October 29, 2006

Choice in the Library

Heard another *terrific* TED Talks podcast (and no, I have NO affiliation with Technology, Entertainment, and Design (TED) at all -- I should be so lucky!) about the value of choice in our lives. From the TED Blog: "Barry Schwartz is a sociology professor at Swarthmore College and author of The Paradox of Choice. In this talk, he persuasively explains how and why the abundance of choice in modern society is actually making us miserable."

My interpretation of what he said is that no choice is bad. Some choice is good. Lots of choices is really bad. Problems with too many choices include: lingering doubt ("maybe I should have bought both the black *and* the navy shoes. Why!! didn't I buy the navy shoes, too?!") and self-blame if the choice doesn't pan out ("darn it! I would have been so much happier if I'd bought the navy shoes instead of the black shoes") -- you can probably imagine more. Or you'll listen and hear Dr. Schwartz' ideas.

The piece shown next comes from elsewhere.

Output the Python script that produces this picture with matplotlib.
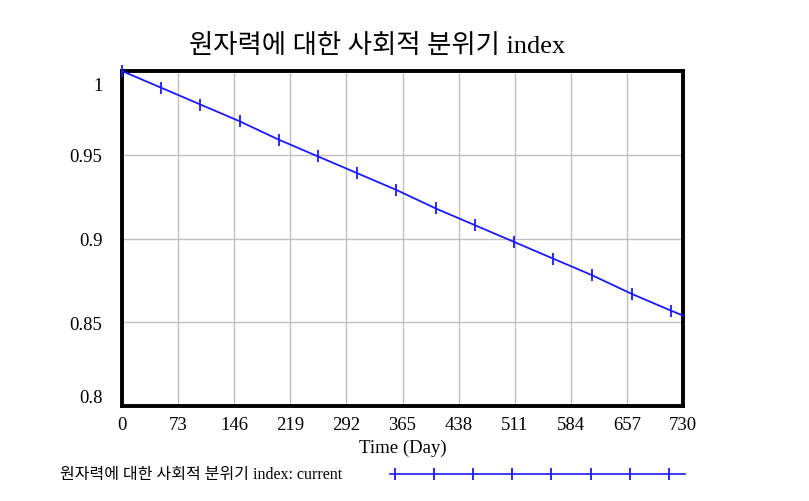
import numpy as np
import matplotlib.pyplot as plt
import matplotlib.transforms as mtransforms
from matplotlib.lines import Line2D

# Données
titre = "원자력에 대한 사회적 분위기 index"
legende = "원자력에 대한 사회적 분위기 index: current"
jours = [0, 51, 102, 153, 204, 255, 306, 357, 408, 459, 510, 561, 612, 663, 714, 730]
valeurs = [1.0, 0.990, 0.980, 0.970, 0.959, 0.949, 0.939, 0.929, 0.918, 0.908,
           0.898, 0.888, 0.878, 0.867, 0.857, 0.854]
xticks = [0, 73, 146, 219, 292, 365, 438, 511, 584, 657, 730]
yticks = [0.8, 0.85, 0.9, 0.95, 1.0]
ylabels = ["0.8", "0.85", "0.9", "0.95", "1"]

polices = ['Liberation Serif', 'Noto Sans CJK KR']
bleu = '#1a1aff'

fig = plt.figure(figsize=(8.09, 5.02), dpi=100)
ax = fig.add_axes([122 / 809, 1 - 407 / 502, 561 / 809, 335 / 502])

ax.plot(jours, valeurs, color=bleu, lw=1.3, marker='|', markersize=9,
        markeredgewidth=1.3, markevery=list(range(len(jours) - 1)), clip_on=False, zorder=3)

ax.set_xlim(0, 730)
ax.set_ylim(0.8, 1.0)
ax.set_xticks(xticks)
ax.set_xticklabels([str(t) for t in xticks], family=polices, fontsize=13.5)
ax.set_yticks(yticks)
ax.set_yticklabels(ylabels, family=polices, fontsize=13.5)
ax.tick_params(axis='x', length=0, pad=7)
ax.tick_params(axis='y', length=0, pad=14)
ax.grid(True, color='#c0c0c0', lw=1)
for sp in ax.spines.values():
    sp.set_linewidth(2.8)
    sp.set_color('black')

# Décalage des étiquettes extrêmes comme dans l'original
labs = ax.get_yticklabels()
labs[0].set_va('bottom')
labs[-1].set_va('top')
labs[-1].set_transform(labs[-1].get_transform() +
                       mtransforms.ScaledTranslation(0, -6 / 100, fig.dpi_scale_trans))

ax.set_xlabel("Time (Day)", family=polices, fontsize=13.5, labelpad=4)

fig.text(377 / 809, 1 - 46 / 502, titre, family=polices, fontsize=19,
         ha='center', va='center')

# Légende en bas
fig.text(60 / 809, 1 - 475 / 502, legende, family=polices, fontsize=11.5,
         ha='left', va='center')
fig.add_artist(Line2D([390 / 809, 685 / 809], [1 - 475 / 502, 1 - 475 / 502],
                      transform=fig.transFigure, color=bleu, lw=1.2))
xm = np.arange(395, 680, 39.1) / 809
fig.add_artist(Line2D(xm, np.full(len(xm), 1 - 475 / 502), transform=fig.transFigure,
                      color=bleu, lw=0, marker='|', markersize=9, markeredgewidth=1.3))

plt.savefig("out.png", dpi=100)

That's the interesting cog-sci element. But, as happens so often, cog-sci does meet lib-sci: we offer our patrons so many darn database choices -- it's no wonder they are confused and prefer Google. Not only is the search box simple, but the *choice* of which search engine to use is pretty simple, too.

We should make a greater effort to simplify our patrons' choices. Perhaps this is heresy; listen to the podcast and you might change your mind.